▸ **Given task**:
Without the pictures, write out all the lines below exactly as they appear.

▸ **Dataset extract**:
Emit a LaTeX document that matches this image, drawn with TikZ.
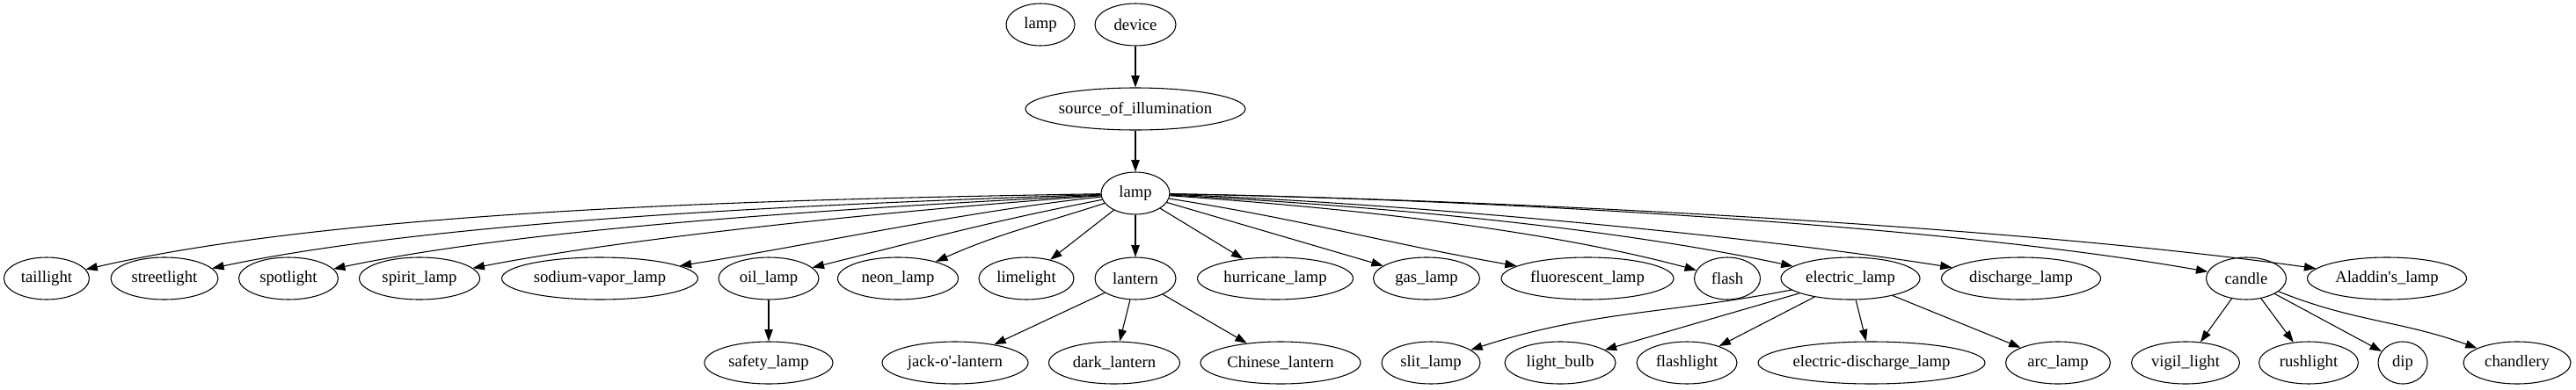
\documentclass[tikz,border=0pt]{standalone}
\usepackage{fontspec}
\setmainfont{Liberation Serif}
\usetikzlibrary{shapes.geometric,arrows.meta}
\begin{document}
\begin{tikzpicture}[x=0.75pt,y=0.75pt,font=\fontsize{14}{16}\selectfont,
  nd/.style={draw,ellipse,inner sep=0pt,minimum height=36pt,line width=.8pt},
  ed/.style={draw,line width=.8pt,-{Triangle[length=10pt,width=7pt]}}]
\useasboundingbox (0,0) rectangle (2929,-443);
\node[nd,minimum width=58.5pt] (lampii) at (1183,-28) {lamp};
\node[nd,minimum width=69pt] (device) at (1291,-28) {device};
\node[nd,minimum width=187.5pt] (source) at (1291,-124) {source\_of\_illumination};
\node[nd,minimum width=58.5pt] (lamp) at (1291,-220) {lamp};
\node[nd,minimum width=72.75pt] (taillight) at (53,-317) {taillight};
\node[nd,minimum width=91.5pt] (streetlight) at (187,-317) {streetlight};
\node[nd,minimum width=84.75pt] (spotlight) at (328,-317) {spotlight};
\node[nd,minimum width=102.75pt] (spirit) at (477,-317) {spirit\_lamp};
\node[nd,minimum width=167.25pt] (sodium) at (682,-317) {sodium-vapor\_lamp};
\node[nd,minimum width=85.5pt] (oil) at (874,-317) {oil\_lamp};
\node[nd,minimum width=102.75pt] (neon) at (1021,-317) {neon\_lamp};
\node[nd,minimum width=81pt] (limelight) at (1167,-317) {limelight};
\node[nd,minimum width=69pt] (lantern) at (1291,-317) {lantern};
\node[nd,minimum width=132.75pt] (hurricane) at (1450,-317) {hurricane\_lamp};
\node[nd,minimum width=90.75pt] (gas) at (1622,-317) {gas\_lamp};
\node[nd,minimum width=147pt] (fluorescent) at (1805,-317) {fluorescent\_lamp};
\node[nd,minimum width=56.25pt] (flash) at (1964,-317) {flash};
\node[nd,minimum width=118.5pt] (electric) at (2104,-317) {electric\_lamp};
\node[nd,minimum width=135.75pt] (discharge) at (2298,-317) {discharge\_lamp};
\node[nd,minimum width=68.25pt] (candle) at (2554,-317) {candle};
\node[nd,minimum width=135.75pt] (aladdin) at (2714,-317) {Aladdin\textquotesingle s\_lamp};
\node[nd,minimum width=109.5pt] (safety) at (874,-413) {safety\_lamp};
\node[nd,minimum width=124.5pt] (jack) at (1086,-413) {jack-o\textquotesingle-lantern};
\node[nd,minimum width=111.75pt] (dark) at (1267,-413) {dark\_lantern};
\node[nd,minimum width=136.5pt] (chinese) at (1456,-413) {Chinese\_lantern};
\node[nd,minimum width=84pt] (slit) at (1627,-413) {slit\_lamp};
\node[nd,minimum width=94.5pt] (bulb) at (1774,-413) {light\_bulb};
\node[nd,minimum width=85.5pt] (flashlight) at (1918,-413) {flashlight};
\node[nd,minimum width=193.5pt] (edischarge) at (2128,-413) {electric-discharge\_lamp};
\node[nd,minimum width=89.25pt] (arc) at (2340,-413) {arc\_lamp};
\node[nd,minimum width=92.25pt] (vigil) at (2485,-413) {vigil\_light};
\node[nd,minimum width=84.75pt] (rushlight) at (2625,-413) {rushlight};
\node[nd,minimum width=42pt] (dip) at (2732,-413) {dip};
\node[nd,minimum width=91.5pt] (chandlery) at (2862,-413) {chandlery};
\draw[ed] (device) -- (source);
\draw[ed] (source) -- (lamp);
\draw[ed] (lamp) to[out=181,in=13,looseness=.7] (taillight);
\draw[ed] (lamp) to[out=182,in=12,looseness=.7] (streetlight);
\draw[ed] (lamp) to[out=183,in=12,looseness=.7] (spotlight);
\draw[ed] (lamp) to[out=184,in=11,looseness=.7] (spirit);
\draw[ed] (lamp) to[out=186,in=9,looseness=.8] (sodium);
\draw[ed] (lamp) to[out=191,in=14] (oil);
\draw[ed] (lamp) to[out=198,in=24] (neon);
\draw[ed] (lamp) -- (limelight);
\draw[ed] (lamp) -- (lantern);
\draw[ed] (lamp) -- (hurricane);
\draw[ed] (lamp) -- (gas);
\draw[ed] (lamp) to[out=-9,in=170] (fluorescent);
\draw[ed] (lamp) to[out=-4,in=165,looseness=.8] (flash);
\draw[ed] (lamp) to[out=-3,in=168,looseness=.8] (electric);
\draw[ed] (lamp) to[out=-2,in=171,looseness=.7] (discharge);
\draw[ed] (lamp) to[out=-1,in=170,looseness=.7] (candle);
\draw[ed] (lamp) to[out=-1,in=172,looseness=.7] (aladdin);
\draw[ed] (oil) -- (safety);
\draw[ed] (lantern) -- (jack);
\draw[ed] (lantern) -- (dark);
\draw[ed] (lantern) -- (chinese);
\draw[ed] (electric) to[out=191,in=18] (slit);
\draw[ed] (electric) -- (bulb);
\draw[ed] (electric) -- (flashlight);
\draw[ed] (electric) -- (edischarge);
\draw[ed] (electric) -- (arc);
\draw[ed] (candle) -- (vigil);
\draw[ed] (candle) -- (rushlight);
\draw[ed] (candle) -- (dip);
\draw[ed] (candle) to[out=-22,in=160] (chandlery);
\end{tikzpicture}
\end{document}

▸ **Output**:
Emit a LaTeX document that matches this image, drawn with TikZ.
\documentclass[tikz,border=0pt]{standalone}
\usepackage{fontspec}
\setmainfont{Liberation Serif}
\usetikzlibrary{shapes.geometric,arrows.meta}
\begin{document}
\begin{tikzpicture}[x=0.75pt,y=0.75pt,font=\fontsize{14}{16}\selectfont,
  nd/.style={draw,ellipse,inner sep=0pt,minimum height=36pt,line width=.8pt},
  ed/.style={draw,line width=.8pt,-{Triangle[length=10pt,width=7pt]}}]
\useasboundingbox (0,0) rectangle (2929,-443);
\node[nd,minimum width=58.5pt] (lampii) at (1183,-28) {lamp};
\node[nd,minimum width=69pt] (device) at (1291,-28) {device};
\node[nd,minimum width=187.5pt] (source) at (1291,-124) {source\_of\_illumination};
\node[nd,minimum width=58.5pt] (lamp) at (1291,-220) {lamp};
\node[nd,minimum width=72.75pt] (taillight) at (53,-317) {taillight};
\node[nd,minimum width=91.5pt] (streetlight) at (187,-317) {streetlight};
\node[nd,minimum width=84.75pt] (spotlight) at (328,-317) {spotlight};
\node[nd,minimum width=102.75pt] (spirit) at (477,-317) {spirit\_lamp};
\node[nd,minimum width=167.25pt] (sodium) at (682,-317) {sodium-vapor\_lamp};
\node[nd,minimum width=85.5pt] (oil) at (874,-317) {oil\_lamp};
\node[nd,minimum width=102.75pt] (neon) at (1021,-317) {neon\_lamp};
\node[nd,minimum width=81pt] (limelight) at (1167,-317) {limelight};
\node[nd,minimum width=69pt] (lantern) at (1291,-317) {lantern};
\node[nd,minimum width=132.75pt] (hurricane) at (1450,-317) {hurricane\_lamp};
\node[nd,minimum width=90.75pt] (gas) at (1622,-317) {gas\_lamp};
\node[nd,minimum width=147pt] (fluorescent) at (1805,-317) {fluorescent\_lamp};
\node[nd,minimum width=56.25pt] (flash) at (1964,-317) {flash};
\node[nd,minimum width=118.5pt] (electric) at (2104,-317) {electric\_lamp};
\node[nd,minimum width=135.75pt] (discharge) at (2298,-317) {discharge\_lamp};
\node[nd,minimum width=68.25pt] (candle) at (2554,-317) {candle};
\node[nd,minimum width=135.75pt] (aladdin) at (2714,-317) {Aladdin\textquotesingle s\_lamp};
\node[nd,minimum width=109.5pt] (safety) at (874,-413) {safety\_lamp};
\node[nd,minimum width=124.5pt] (jack) at (1086,-413) {jack-o\textquotesingle-lantern};
\node[nd,minimum width=111.75pt] (dark) at (1267,-413) {dark\_lantern};
\node[nd,minimum width=136.5pt] (chinese) at (1456,-413) {Chinese\_lantern};
\node[nd,minimum width=84pt] (slit) at (1627,-413) {slit\_lamp};
\node[nd,minimum width=94.5pt] (bulb) at (1774,-413) {light\_bulb};
\node[nd,minimum width=85.5pt] (flashlight) at (1918,-413) {flashlight};
\node[nd,minimum width=193.5pt] (edischarge) at (2128,-413) {electric-discharge\_lamp};
\node[nd,minimum width=89.25pt] (arc) at (2340,-413) {arc\_lamp};
\node[nd,minimum width=92.25pt] (vigil) at (2485,-413) {vigil\_light};
\node[nd,minimum width=84.75pt] (rushlight) at (2625,-413) {rushlight};
\node[nd,minimum width=42pt] (dip) at (2732,-413) {dip};
\node[nd,minimum width=91.5pt] (chandlery) at (2862,-413) {chandlery};
\draw[ed] (device) -- (source);
\draw[ed] (source) -- (lamp);
\draw[ed] (lamp) to[out=181,in=13,looseness=.7] (taillight);
\draw[ed] (lamp) to[out=182,in=12,looseness=.7] (streetlight);
\draw[ed] (lamp) to[out=183,in=12,looseness=.7] (spotlight);
\draw[ed] (lamp) to[out=184,in=11,looseness=.7] (spirit);
\draw[ed] (lamp) to[out=186,in=9,looseness=.8] (sodium);
\draw[ed] (lamp) to[out=191,in=14] (oil);
\draw[ed] (lamp) to[out=198,in=24] (neon);
\draw[ed] (lamp) -- (limelight);
\draw[ed] (lamp) -- (lantern);
\draw[ed] (lamp) -- (hurricane);
\draw[ed] (lamp) -- (gas);
\draw[ed] (lamp) to[out=-9,in=170] (fluorescent);
\draw[ed] (lamp) to[out=-4,in=165,looseness=.8] (flash);
\draw[ed] (lamp) to[out=-3,in=168,looseness=.8] (electric);
\draw[ed] (lamp) to[out=-2,in=171,looseness=.7] (discharge);
\draw[ed] (lamp) to[out=-1,in=170,looseness=.7] (candle);
\draw[ed] (lamp) to[out=-1,in=172,looseness=.7] (aladdin);
\draw[ed] (oil) -- (safety);
\draw[ed] (lantern) -- (jack);
\draw[ed] (lantern) -- (dark);
\draw[ed] (lantern) -- (chinese);
\draw[ed] (electric) to[out=191,in=18] (slit);
\draw[ed] (electric) -- (bulb);
\draw[ed] (electric) -- (flashlight);
\draw[ed] (electric) -- (edischarge);
\draw[ed] (electric) -- (arc);
\draw[ed] (candle) -- (vigil);
\draw[ed] (candle) -- (rushlight);
\draw[ed] (candle) -- (dip);
\draw[ed] (candle) to[out=-22,in=160] (chandlery);
\end{tikzpicture}
\end{document}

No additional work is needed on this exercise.